Edmund Stoiber, leader of Germany's Christian Social Union Party and failed challenger to Schröder, is hankering after a referendum on the constitution. If France and the UK are having one, he wants one too. But such is his detachment from reality that, apart from ignoring the fact that the German constitution prohibits referendums, Stoiber also wants all EU member states to vote on the constitution on the same day.
He is likely to get short-shrift from Schröder, who has already decided on parliamentary ratification and is looking to position Germany as the first country to approve the constitution, if possible by the end of the year. Schröder himself, however, is not entirely in the land of the living, as he he is expressing confidence that all 25 member states will ratify the treaty,
In the real world, all knowledgeable pundits accept that the risk of rejection is not a remote hypothesis, particular since the British public have been given a referendum. That much has been recognised by Giles Merritt, director of Forum Europe and secretary general of Friends of Europe, who – writing in the International Herald Tribune, is calling for a "plan B".

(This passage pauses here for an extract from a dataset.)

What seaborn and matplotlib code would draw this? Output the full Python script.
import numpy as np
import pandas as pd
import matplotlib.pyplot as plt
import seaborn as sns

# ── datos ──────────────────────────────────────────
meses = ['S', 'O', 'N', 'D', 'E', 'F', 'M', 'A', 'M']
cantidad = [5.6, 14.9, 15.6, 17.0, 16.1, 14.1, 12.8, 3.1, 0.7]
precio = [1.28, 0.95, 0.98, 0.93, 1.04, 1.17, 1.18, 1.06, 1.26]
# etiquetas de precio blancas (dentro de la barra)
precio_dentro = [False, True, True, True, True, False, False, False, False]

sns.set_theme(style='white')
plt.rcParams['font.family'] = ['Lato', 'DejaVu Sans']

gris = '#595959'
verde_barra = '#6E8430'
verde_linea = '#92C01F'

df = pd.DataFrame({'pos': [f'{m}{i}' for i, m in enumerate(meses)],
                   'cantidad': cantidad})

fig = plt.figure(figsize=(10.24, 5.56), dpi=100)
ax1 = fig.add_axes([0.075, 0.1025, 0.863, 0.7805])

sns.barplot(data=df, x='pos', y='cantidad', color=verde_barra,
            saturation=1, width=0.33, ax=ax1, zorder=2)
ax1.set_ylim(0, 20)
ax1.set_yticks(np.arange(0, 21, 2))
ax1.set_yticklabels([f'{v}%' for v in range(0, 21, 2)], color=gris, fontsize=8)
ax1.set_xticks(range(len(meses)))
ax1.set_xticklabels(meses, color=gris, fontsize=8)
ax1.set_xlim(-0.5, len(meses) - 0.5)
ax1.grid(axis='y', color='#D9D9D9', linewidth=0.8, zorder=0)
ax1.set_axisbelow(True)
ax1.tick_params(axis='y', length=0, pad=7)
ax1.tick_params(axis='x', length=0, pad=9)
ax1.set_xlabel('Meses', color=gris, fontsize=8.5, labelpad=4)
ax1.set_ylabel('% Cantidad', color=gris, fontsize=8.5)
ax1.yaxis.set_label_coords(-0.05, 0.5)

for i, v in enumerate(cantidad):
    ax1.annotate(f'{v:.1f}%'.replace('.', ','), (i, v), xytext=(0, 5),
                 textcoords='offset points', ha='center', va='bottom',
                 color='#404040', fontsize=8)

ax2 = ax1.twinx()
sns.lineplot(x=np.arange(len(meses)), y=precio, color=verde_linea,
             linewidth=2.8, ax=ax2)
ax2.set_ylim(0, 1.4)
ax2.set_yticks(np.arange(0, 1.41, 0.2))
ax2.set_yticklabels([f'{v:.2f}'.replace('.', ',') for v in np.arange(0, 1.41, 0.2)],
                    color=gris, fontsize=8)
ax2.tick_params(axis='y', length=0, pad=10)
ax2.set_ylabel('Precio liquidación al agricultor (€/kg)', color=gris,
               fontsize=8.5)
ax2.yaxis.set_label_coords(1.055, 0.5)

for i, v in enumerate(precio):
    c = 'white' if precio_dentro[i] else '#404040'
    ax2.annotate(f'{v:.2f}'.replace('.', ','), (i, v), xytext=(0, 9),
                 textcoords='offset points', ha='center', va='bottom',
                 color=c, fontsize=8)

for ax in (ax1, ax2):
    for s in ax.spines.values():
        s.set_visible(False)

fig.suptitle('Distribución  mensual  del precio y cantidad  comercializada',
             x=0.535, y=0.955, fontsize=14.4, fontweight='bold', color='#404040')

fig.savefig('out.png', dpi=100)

Predicting that "it now seems likely that the constitution will fail to win the unanimous ratification it needs", he asks, "What must Europe's leaders do to head off a potentially devastating crisis over the EU's latest brainchild?"
What particularly concerns Merrit is the results of a recent Eurobarometer opinion poll, "which exploded the comfortable notion of many Brussels officials that more and better information about the EU would improve its approval ratings". Only six percent said they felt they didn't know enough about the EU. The bottom line was that quite a few people thought they knew enough about the EU to dislike it.

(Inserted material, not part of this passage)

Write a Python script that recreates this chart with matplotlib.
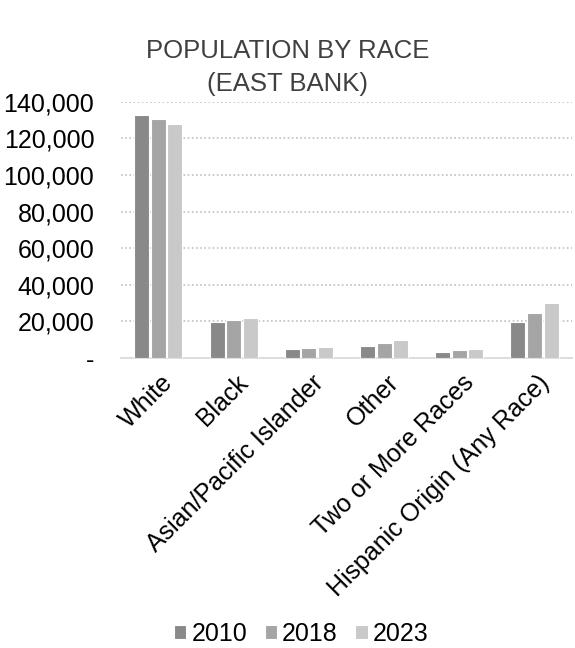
import matplotlib.pyplot as plt
import numpy as np
from matplotlib.ticker import FuncFormatter

plt.rcParams['font.family'] = ['Liberation Sans', 'DejaVu Sans']

categories = ["White", "Black", "Asian/Pacific Islander", "Other",
              "Two or More Races", "Hispanic Origin (Any Race)"]
years = ["2010", "2018", "2023"]
pop_2010 = [132900, 19800, 5100, 6500, 3100, 19500]
pop_2018 = [130400, 20900, 5600, 8000, 4200, 24700]
pop_2023 = [127800, 21600, 6200, 9800, 4900, 29800]
colors = ["#898989", "#a5a5a5", "#c9c9c9"]

fig = plt.figure(figsize=(5.75, 6.48), dpi=100)
ax = fig.add_axes([0.21, 0.4475, 0.785, 0.3955])

x = np.arange(len(categories))
w = 0.2
for i, (vals, yr) in enumerate(zip([pop_2010, pop_2018, pop_2023], years)):
    ax.bar(x + (i - 1) * 0.22, vals, width=w, color=colors[i],
           edgecolor="white", linewidth=0.8, label=yr, zorder=3)

ax.set_ylim(0, 140000)
ax.set_xlim(-0.5, len(categories) - 0.5)
ax.set_yticks(range(0, 140001, 20000))
ax.yaxis.set_major_formatter(FuncFormatter(lambda v, p: "-" if v == 0 else f"{int(v):,}"))
ax.grid(axis="y", linestyle=(0, (1, 1.5)), color="#c0c0c0", linewidth=1.2, zorder=0)
for s in ["top", "right", "left"]:
    ax.spines[s].set_visible(False)
ax.spines["bottom"].set_color("#d9d9d9")
ax.spines["bottom"].set_linewidth(1.2)
ax.tick_params(axis="both", length=0, labelsize=18, colors="#000000")
ax.tick_params(axis="y", pad=19)
ax.tick_params(axis="x", pad=9)
ax.set_xticks(x + 0.03)
ax.set_xticklabels(categories, rotation=45, ha="right", rotation_mode="anchor")

fig.text(0.5, 0.896, "POPULATION BY RACE\n(EAST BANK)", ha="center", va="center",
         fontsize=18.5, color="#404040", linespacing=1.45)

fig.legend(loc="center", bbox_to_anchor=(0.524, 0.022), ncol=3, frameon=False,
           fontsize=18, handlelength=0.5, handleheight=0.5, handletextpad=0.2,
           columnspacing=0.7)

fig.savefig("out.png", dpi=100)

According to Merrit, there are "several plan Bs" (shurely, plan B, plan C, plan D… etc.? – ed). He cites a "departing commissioner as saying ""It all rather depends on which countries vote no in a referendum. If it’s Denmark, Ireland or Portugal, then they'll probably be asked to think again. If it's the UK or France, then that's quite another matter."
However, that is all you get. Merrit does not actually suggest a "plan B", much less a "plan C". He simply opines that "a fallback plan is needed if the EU is not to present itself as the proverbial ostrich with its head in the sand". He hopes that the Dutch will perhaps lay the ground for some sort of plan.
It begins to look very much as if the "colleagues" have no idea of what to do if the constitution ratification process goes belly up. There is, of course, the option of bending over and… unless, it seems, you are Schröder. In that case you just pretend everything is going your way. What was that about ostriches?